As Arden's shows went through various iterations, he continued to demand that his dancers be trained dancers. They were known as the tallest showgirls on the Strip.
Arden's "Jubilee!" at Bally's casino still maintains the requirement. Along with "Les Folies Bergere" at the Tropicana, it is a sort of museum exhibit of its own — an artifact appreciated for its connection to the bliss and possibilities offered by an earlier time.
"Jubilee!" has updated over the years, but still includes a nightly sinking of the Titanic and a tribute to Samson and Delilah.
Few understand just how over the top these shows were in their heyday as much as Karen Burns. The 54-year-old independent producer bought many of the costumes from Arden's "Hello, Hollywood, Hello" after it closed in Reno in 1989. Burns provided some of the costumes on display at the museum. The rest are stored in a warehouse she had to build to house the more than 1,000 pieces she acquired.
A former dancer in the show, Burns says the massive production employed 150 dancers, many of whom had more than 10 wardrobe changes. Its stage was the size of a football field. Its most famous number involved 10 dancers dressed like stewardesses in bejeweled bikinis riding in on the wings of a DC-10 mock-up. Chessik, who performed in the show, can still strike the pose on cue.
But the cost of such spectacles grew untenable as casinos suffered through slow economic times in the 1980s. Headliners became a more popular and more affordable way to draw crowds. A push to make Las Vegas "family friendly" didn't help.

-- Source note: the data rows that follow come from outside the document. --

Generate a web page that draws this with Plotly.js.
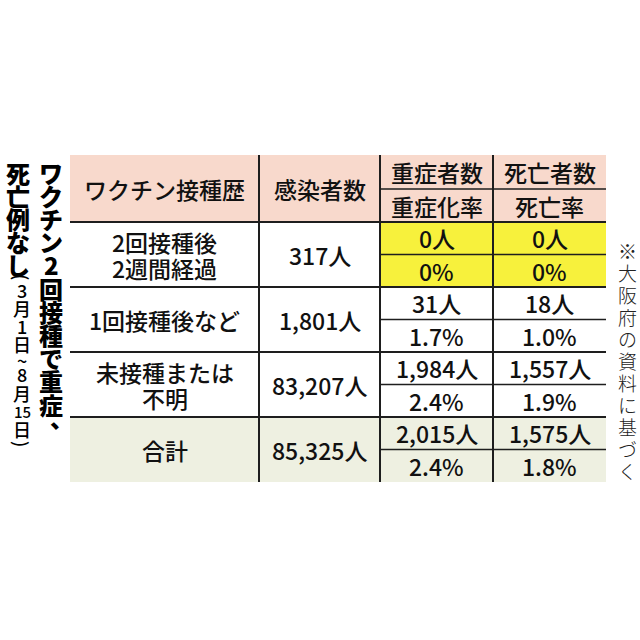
<!DOCTYPE html>
<html><head><meta charset="utf-8">
<script src="https://cdn.plot.ly/plotly-3.0.1.min.js"></script>
<style>html,body{margin:0;padding:0;background:#fff;}</style>
</head><body><div id="chart" style="width:640px;height:640px;"></div>
<script>
// ---- data ----
const headerLabels = ["ワクチン接種歴", "感染者数"];
const severeHeaders = ["重症者数", "重症化率"];
const deathHeaders = ["死亡者数", "死亡率"];
const groupLabels = [["2回接種後", "2週間経過"], ["1回接種後など"], ["未接種または", "不明"], ["合計"]];
const infected = [317, 1801, 83207, 85325];
const severeCount = [0, 31, 1984, 2015];
const deathCount = [0, 18, 1557, 1575];
const severeRate = [0, 1.7, 2.4, 2.4];
const deathRate = [0, 1.0, 1.9, 1.8];
const titleRight = "ワクチン2回接種で重症、";
const titleLeft = "死亡例なし";
const titleDates = ["(", "3", "月", "1", "日", "~", "8", "月", "15", "日", ")"];
const sourceNote = "※大阪府の資料に基づく";

// ---- geometry / style ----
const FONT = "Noto Sans CJK JP, Noto Sans, sans-serif";
const colX = [70, 259, 380, 493, 606];
const hTop = 155, hMid = 189, hBot = 222, rowH = 65;
const PINK = "#f8d9cc", YELLOW = "#f7f13c", GREEN = "#eef0e1", LINE = "#1e1e1e", TXT = "#111";

const shapes = [];
const ann = [];
function rect(x0, x1, y0, y1, fill) {
  shapes.push({type: "rect", xref: "x", yref: "y", x0, x1, y0, y1, fillcolor: fill, line: {width: 0}, layer: "below"});
}
function line(x0, x1, y0, y1, w) {
  shapes.push({type: "line", xref: "x", yref: "y", x0, x1, y0, y1, line: {color: LINE, width: w}});
}
function text(t, x, y, size, opts) {
  ann.push(Object.assign({text: t, x, y, xref: "x", yref: "y", showarrow: false, borderpad: 0,
    xanchor: "center", yanchor: "middle", font: {family: FONT, size, color: TXT, weight: 500}}, opts || {}));
}

const nRows = groupLabels.length;
const rowTop = i => hBot + i * rowH;
const tableBot = rowTop(nRows);
const cx = c => (colX[c] + colX[c + 1]) / 2;

// backgrounds
rect(colX[0], colX[4], hTop, hBot, PINK);
severeCount.forEach((v, i) => { if (v === 0) rect(colX[2], colX[4], rowTop(i), rowTop(i + 1), YELLOW); });
rect(colX[0], colX[4], rowTop(nRows - 1), tableBot, GREEN);

// grid lines
[1, 2, 3].forEach(c => line(colX[c], colX[c], hTop, tableBot, 2));
for (let i = 0; i < nRows; i++) line(colX[0], colX[4], rowTop(i), rowTop(i), 2);
line(colX[2], colX[4], hMid, hMid, 1.5);
for (let i = 0; i < nRows; i++) line(colX[2], colX[4], rowTop(i) + rowH / 2, rowTop(i) + rowH / 2, 1.5);

// header text
const FS = 23;
text(headerLabels[0], cx(0), (hTop + hBot) / 2, FS);
text(headerLabels[1], cx(1), (hTop + hBot) / 2, FS);
text(severeHeaders[0], cx(2), (hTop + hMid) / 2, FS);
text(severeHeaders[1], cx(2), (hMid + hBot) / 2, FS);
text(deathHeaders[0], cx(3), (hTop + hMid) / 2, FS);
text(deathHeaders[1], cx(3), (hMid + hBot) / 2, FS);

// body text
const fmtN = v => v.toLocaleString("en-US") + "人";
const fmtR = v => (v === 0 ? "0" : v.toFixed(1)) + "%";
for (let i = 0; i < nRows; i++) {
  const mid = rowTop(i) + rowH / 2;
  const lines = groupLabels[i];
  lines.forEach((l, k) => text(l, cx(0), mid + (k - (lines.length - 1) / 2) * 26, FS));
  text(fmtN(infected[i]), cx(1), mid, FS);
  text(fmtN(severeCount[i]), cx(2), rowTop(i) + rowH / 4, FS);
  text(fmtR(severeRate[i]), cx(2), rowTop(i) + 3 * rowH / 4, FS);
  text(fmtN(deathCount[i]), cx(3), rowTop(i) + rowH / 4, FS);
  text(fmtR(deathRate[i]), cx(3), rowTop(i) + 3 * rowH / 4, FS);
}

// vertical title (right column)
const bold = {weight: 800};
Array.from(titleRight).forEach((ch, k) => {
  let x = 51, y = 172 + k * 23.2;
  if (ch === "、") { x += 11; y -= 10; }
  text(ch, x, y, 24, {font: Object.assign({family: FONT, size: 24, color: "#000"}, bold)});
});
// vertical title (left column)
Array.from(titleLeft).forEach((ch, k) => text(ch, 18, 172 + k * 23, 24, {font: Object.assign({family: FONT, size: 24, color: "#000"}, bold)}));
const dateY = [277, 290, 308, 326, 344, 360, 374, 393, 411, 429, 444];
titleDates.forEach((ch, k) => {
  const o = {};
  if (ch === "(" || ch === ")") o.textangle = 90;
  const s = ch === "15" ? 15 : 18;
  o.font = {family: FONT, size: s, color: "#000", weight: 500};
  text(ch, 22, dateY[k], s, o);
});
// source note
Array.from(sourceNote).forEach((ch, k) => text(ch, 627, 250 + k * 22, 19, {font: {family: FONT, size: 19, color: "#222", weight: 300}}));

Plotly.newPlot("chart", [{x: [0], y: [0], mode: "markers", marker: {opacity: 0}, hoverinfo: "skip", showlegend: false}], {
  width: 640, height: 640, margin: {l: 0, r: 0, t: 0, b: 0},
  paper_bgcolor: "#fff", plot_bgcolor: "#fff",
  xaxis: {range: [0, 640], visible: false, fixedrange: true},
  yaxis: {range: [640, 0], visible: false, fixedrange: true},
  shapes, annotations: ann, showlegend: false
}, {displayModeBar: false, staticPlot: true});
</script></body></html>
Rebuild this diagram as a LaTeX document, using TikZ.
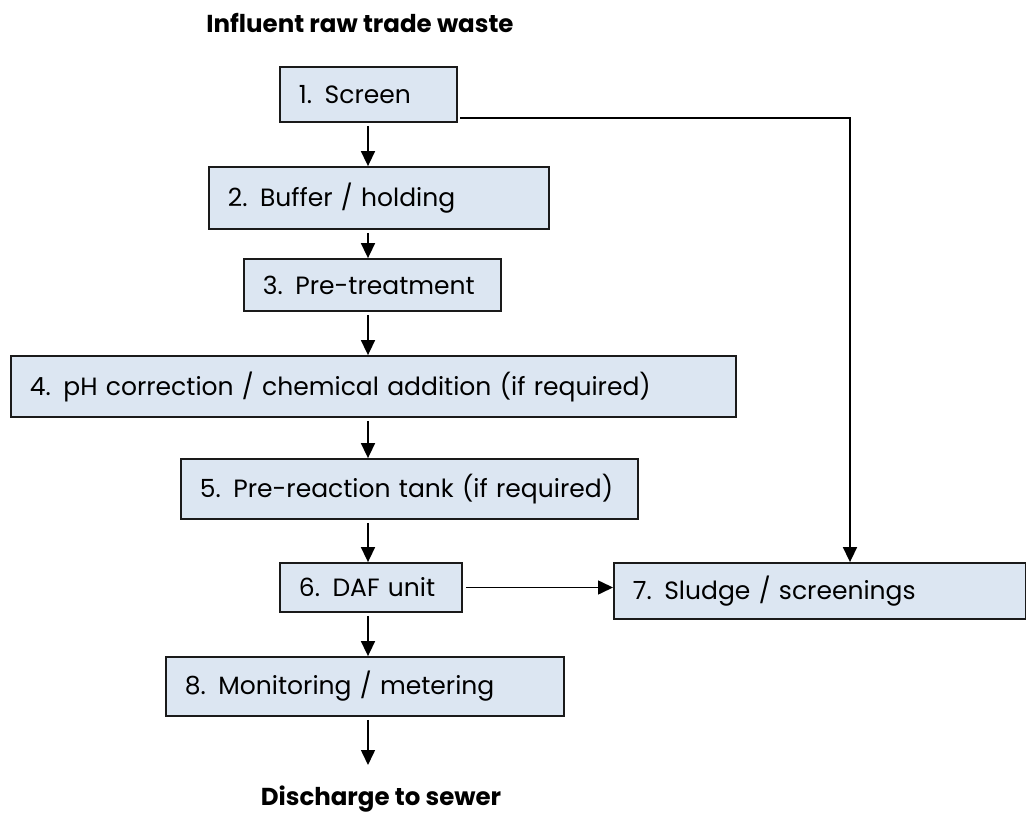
\documentclass[tikz,border=0pt]{standalone}
\usepackage{fontspec}
\setmainfont{Poppins}
\usetikzlibrary{arrows.meta}
\definecolor{boxfill}{HTML}{DCE6F2}
\definecolor{boxline}{HTML}{1A1A1A}
\tikzset{
  stage/.style={draw=boxline, fill=boxfill, line width=1.8pt, inner xsep=19pt, inner ysep=0pt,
    align=left, font=\fontsize{25}{28}\selectfont, anchor=west},
  flow/.style={line width=1.6pt, -{Triangle[length=15pt,width=14pt]}},
  title/.style={font=\bfseries\fontsize{24.5}{28}\selectfont}
}
\newcommand{\stagebox}[6]{% name, x-left, y-center, width, height, text
  \node[stage, text width=#4pt-38pt, minimum height=#5pt] (#1) at (#2,#3) {#6};}
\begin{document}
\begin{tikzpicture}[x=1pt,y=-1pt]
\useasboundingbox (0,0) rectangle (1026,821);
\node[title] (inf) at (360,23) {Influent raw trade waste};
\node[title] (dis) at (381,799) {Discharge to sewer};
\stagebox{s1}{279}{94.5}{177}{55}{1. Screen}
\stagebox{s2}{208}{198}{340}{62}{2. Buffer / holding}
\stagebox{s3}{243}{285}{257}{52}{3. Pre-treatment}
\stagebox{s4}{10}{386.5}{725}{61}{4. pH correction / chemical addition (if required)}
\stagebox{s5}{180}{489}{457}{60}{5. Pre-reaction tank (if required)}
\stagebox{s6}{279}{587.5}{182}{49}{6. DAF unit}
\stagebox{s7}{613}{591}{412}{56}{7. Sludge / screenings}
\stagebox{s8}{165}{686.5}{398}{59}{8. Monitoring / metering}
\coordinate (ax) at (368,0);
\coordinate (bx) at (850,118);
\coordinate (out) at (368,765);
\draw[flow, shorten <=3pt] (s1.south -| ax) -- (s2.north -| ax);
\draw[flow, shorten <=3pt] (s2.south -| ax) -- (s3.north -| ax);
\draw[flow, shorten <=3pt] (s3.south -| ax) -- (s4.north -| ax);
\draw[flow, shorten <=3pt] (s4.south -| ax) -- (s5.north -| ax);
\draw[flow, shorten <=3pt] (s5.south -| ax) -- (s6.north -| ax);
\draw[flow, shorten <=3pt] (s6.south -| ax) -- (s8.north -| ax);
\draw[flow, shorten <=3pt] (s8.south -| ax) -- (out);
\draw[flow, shorten <=3pt] (s6.east) -- (s6.east -| s7.west);
\draw[flow, shorten <=2pt] (s1.east |- bx) -- (bx) -- (bx |- s7.north);
\end{tikzpicture}
\end{document}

And so the parades of topless ladies eventually were replaced by even more lavish, outlandish acrobats and contortionists. In an effort to compete, "Jubilee!" has recently offered a new "not topless" show open to ages 13 and up.
"The show is not just about girls, it's about song and dance. It's a tribute to Hollywood. It's something kids can't see anywhere else," says the show's 85-year-old company manager Fluff LeCoque.
That may change if Chessik and Burns are successful in their push to secure the showgirl's place in history. Chessik plans to continue her work in schools. Burns dreams of a traveling exhibit for her costume collection.
On a recent day, at least one student was drawn away from the dinosaur bones by a nearly nude mannequin encased in rhinestone-lined hoops and sprouting a feather headdress.
As she admired Mackie's "The Cage," 11-year-old Danje Elliott pointed to Chessik as she stood nearby.
"Who is she?" she asked.
"She was a showgirl," Elliott was told.